## Aim
Leave out the pictures and restate the rest of the data exactly.

## Stored data
= = = = =

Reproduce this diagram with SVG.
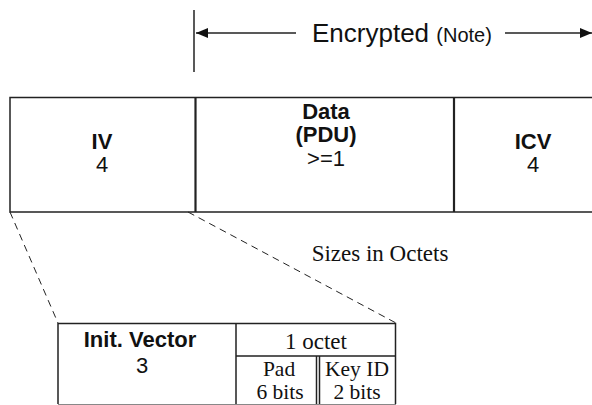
<svg xmlns="http://www.w3.org/2000/svg" width="592" height="405" viewBox="0 0 592 405">
<style>
.ln{stroke:#222;stroke-width:1.5;fill:none}
.dv{stroke:#222;stroke-width:2.2;fill:none}
.ds{stroke:#222;stroke-width:1;fill:none;stroke-dasharray:7,5}
.sb{font-family:"Liberation Sans",Arial,sans-serif;font-weight:bold;font-size:22px;fill:#111;text-anchor:middle}
.sr{font-family:"Liberation Sans",Arial,sans-serif;font-size:22px;fill:#111;text-anchor:middle}
.tr{font-family:"Liberation Serif","Times New Roman",serif;font-size:23px;fill:#111;text-anchor:middle}
.ts{font-family:"Liberation Serif","Times New Roman",serif;font-size:21.5px;fill:#111;text-anchor:middle}
</style>
<defs>
<marker id="ah" viewBox="0 0 12 10" refX="12" refY="5" markerWidth="12" markerHeight="10" markerUnits="userSpaceOnUse" orient="auto-start-reverse">
<path d="M0,0 L12,5 L0,10 Z" fill="#111"/>
</marker>
</defs>
<rect width="592" height="405" fill="#fff"/>
<g id="encrypted">
<line class="ln" x1="194" y1="10" x2="194" y2="72"/>
<line class="ln" x1="196" y1="33" x2="296" y2="33" marker-start="url(#ah)"/>
<line class="ln" x1="505" y1="33" x2="592" y2="33" marker-end="url(#ah)"/>
<text x="312" y="42" font-family="Liberation Sans,Arial,sans-serif" font-size="26" fill="#111">Encrypted <tspan font-size="20">(Note)</tspan></text>
</g>
<g id="frame">
<path class="ln" d="M600,97.5 H10 V212 H600"/>
<line class="dv" x1="195.5" y1="97" x2="195.5" y2="212"/>
<line class="dv" x1="454" y1="97" x2="454" y2="212"/>
</g>
<g id="iv">
<text class="sb" x="102" y="149">IV</text>
<text class="sr" x="102" y="172">4</text>
</g>
<g id="data">
<text class="sb" x="326" y="119">Data</text>
<text class="sb" x="326" y="142">(PDU)</text>
<text class="sr" x="326" y="166">&gt;=1</text>
</g>
<g id="icv">
<text class="sb" x="533" y="149">ICV</text>
<text class="sr" x="533" y="172">4</text>
</g>
<g id="connectors">
<line class="ds" x1="10" y1="212" x2="58" y2="323"/>
<line class="ds" x1="188" y1="212" x2="396" y2="323"/>
</g>
<text class="tr" x="380" y="261">Sizes in Octets</text>
<g id="init-vector">
<path class="ln" d="M58,404 V323.5 H236"/>
<text class="sb" x="140" y="347">Init. Vector</text>
<text class="sr" x="142" y="373">3</text>
</g>
<g id="octet">
<path class="ln" d="M236,323.5 H395.5 V404 M236,323 V404 M236,356 H395.5"/>
<line class="ln" x1="316.5" y1="356" x2="316.5" y2="404" stroke-width="1.2"/>
<line class="ln" x1="319.5" y1="356" x2="319.5" y2="404" stroke-width="1.2"/>
<text class="tr" x="316" y="349">1 octet</text>
<text class="ts" x="279" y="376">Pad</text>
<text class="ts" x="280" y="399">6 bits</text>
<text class="ts" x="357" y="376">Key ID</text>
<text class="ts" x="357" y="399">2 bits</text>
</g>
<line x1="58" y1="404.5" x2="396" y2="404.5" stroke="#888" stroke-width="1"/>
</svg>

= = = = =

## Solution to the exercise
Reproduce this diagram with SVG.
<svg xmlns="http://www.w3.org/2000/svg" width="592" height="405" viewBox="0 0 592 405">
<style>
.ln{stroke:#222;stroke-width:1.5;fill:none}
.dv{stroke:#222;stroke-width:2.2;fill:none}
.ds{stroke:#222;stroke-width:1;fill:none;stroke-dasharray:7,5}
.sb{font-family:"Liberation Sans",Arial,sans-serif;font-weight:bold;font-size:22px;fill:#111;text-anchor:middle}
.sr{font-family:"Liberation Sans",Arial,sans-serif;font-size:22px;fill:#111;text-anchor:middle}
.tr{font-family:"Liberation Serif","Times New Roman",serif;font-size:23px;fill:#111;text-anchor:middle}
.ts{font-family:"Liberation Serif","Times New Roman",serif;font-size:21.5px;fill:#111;text-anchor:middle}
</style>
<defs>
<marker id="ah" viewBox="0 0 12 10" refX="12" refY="5" markerWidth="12" markerHeight="10" markerUnits="userSpaceOnUse" orient="auto-start-reverse">
<path d="M0,0 L12,5 L0,10 Z" fill="#111"/>
</marker>
</defs>
<rect width="592" height="405" fill="#fff"/>
<g id="encrypted">
<line class="ln" x1="194" y1="10" x2="194" y2="72"/>
<line class="ln" x1="196" y1="33" x2="296" y2="33" marker-start="url(#ah)"/>
<line class="ln" x1="505" y1="33" x2="592" y2="33" marker-end="url(#ah)"/>
<text x="312" y="42" font-family="Liberation Sans,Arial,sans-serif" font-size="26" fill="#111">Encrypted <tspan font-size="20">(Note)</tspan></text>
</g>
<g id="frame">
<path class="ln" d="M600,97.5 H10 V212 H600"/>
<line class="dv" x1="195.5" y1="97" x2="195.5" y2="212"/>
<line class="dv" x1="454" y1="97" x2="454" y2="212"/>
</g>
<g id="iv">
<text class="sb" x="102" y="149">IV</text>
<text class="sr" x="102" y="172">4</text>
</g>
<g id="data">
<text class="sb" x="326" y="119">Data</text>
<text class="sb" x="326" y="142">(PDU)</text>
<text class="sr" x="326" y="166">&gt;=1</text>
</g>
<g id="icv">
<text class="sb" x="533" y="149">ICV</text>
<text class="sr" x="533" y="172">4</text>
</g>
<g id="connectors">
<line class="ds" x1="10" y1="212" x2="58" y2="323"/>
<line class="ds" x1="188" y1="212" x2="396" y2="323"/>
</g>
<text class="tr" x="380" y="261">Sizes in Octets</text>
<g id="init-vector">
<path class="ln" d="M58,404 V323.5 H236"/>
<text class="sb" x="140" y="347">Init. Vector</text>
<text class="sr" x="142" y="373">3</text>
</g>
<g id="octet">
<path class="ln" d="M236,323.5 H395.5 V404 M236,323 V404 M236,356 H395.5"/>
<line class="ln" x1="316.5" y1="356" x2="316.5" y2="404" stroke-width="1.2"/>
<line class="ln" x1="319.5" y1="356" x2="319.5" y2="404" stroke-width="1.2"/>
<text class="tr" x="316" y="349">1 octet</text>
<text class="ts" x="279" y="376">Pad</text>
<text class="ts" x="280" y="399">6 bits</text>
<text class="ts" x="357" y="376">Key ID</text>
<text class="ts" x="357" y="399">2 bits</text>
</g>
<line x1="58" y1="404.5" x2="396" y2="404.5" stroke="#888" stroke-width="1"/>
</svg>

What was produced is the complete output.